The second step: Find something you enjoy doing. What feels good to you? There is no doubt that we will stay with what we like far longer that what we feel we "should" be doing. Any movement you do as a punishment for not being the right size will end in failure, just as diets always do.

It may be helpful to remember what kinds of movement you enjoyed as a child or as a young adult. What was really fun? For example, if you loved to swim as a child, that may be a good choice for you now. And, if you give up the "right" way concept, swimming does not necessarily mean laps.

Explore the many, many kinds of movement options. Dancing, biking, walking, yoga, roller blading, tennis, gardening, volleyball are all examples of the range and variety of choices available. It seems we forget just how extensive our choices are.

Remember to explore what gets in your way. One client remembered loving to play tennis. She had not played for several years and over that time had gained weight. She had not returned to tennis because she believed it would mean having to wear a tennis skirt and she was concerned that she would not find one in her current size. Once she realized she could play tennis in clothing that was comfortable for her, she began playing again and loving it. Her belief about the "shoulds" had put her enjoyment on hold.

It is also important to note that what you enjoy can change with age and perspective. When we get caught up with a case of the "shoulds," we miss out on some of our options. For example, we have talked with people who ran track in high school; their experience with running was tied to competition and performance anxiety. However, returning to running as adults, they were able to set different goals in regard to pace, time and distance. The third step: Revise the concept of time. People are always talking about not having the time. If we look at exercise as specific activities that require particular time commitments and are done because "it's good for me," it will always be hard to find time. However, if we take the time to do the first two steps, redefine exercise and find what we like doing, we are then in a good position to do only as much as our bodies need or want.
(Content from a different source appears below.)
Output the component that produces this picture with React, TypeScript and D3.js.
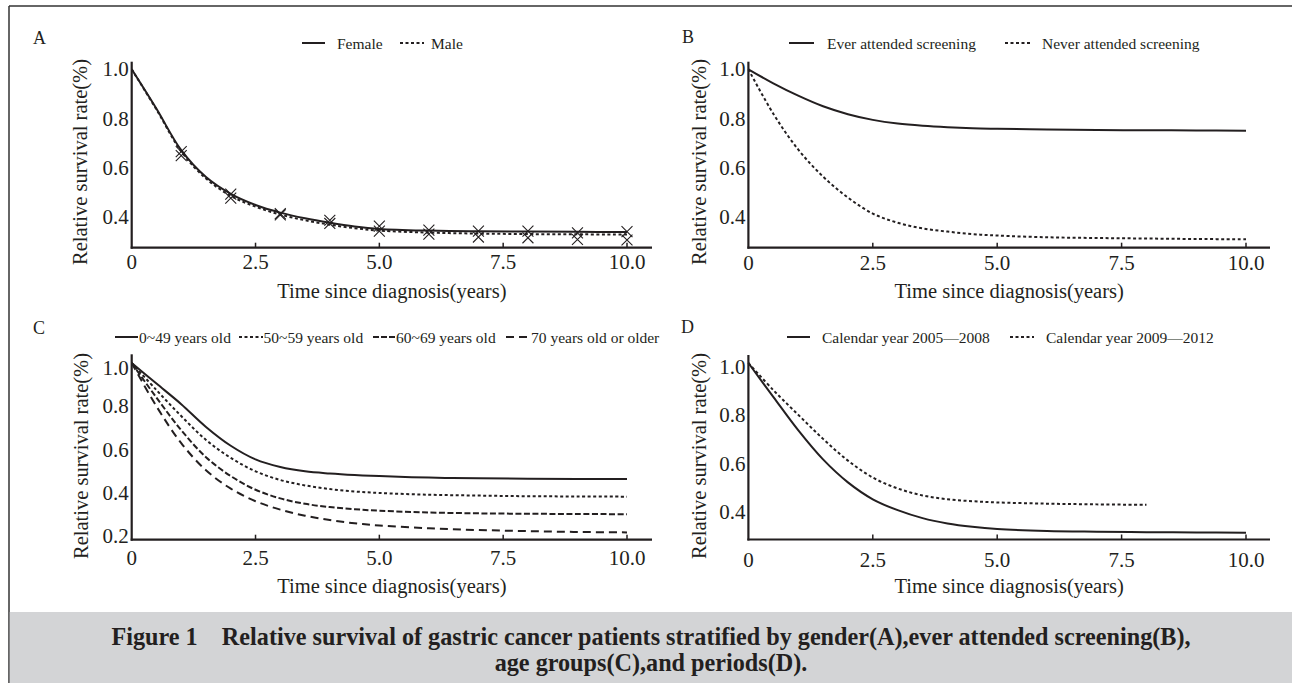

We can experience the pure pleasure of moving our bodies.

The fourth step: Pay attention to your body's message. This goes back to feeling good about our bodies and feeling good about ourselves. As therapists and consultants, we encourage clients to take the first three steps. Once they begin to give up the "shoulds" and find movement that is enjoyable, they begin to notice some additional benefits: increased strength and endurance, increased energy, more time for other pursuits. These pursuits might include new comraderie, new projects, time to reflect, etc. An added bonus is the natural high. Using our bodies to move in a pleasurable way is the best natural defense against the blues.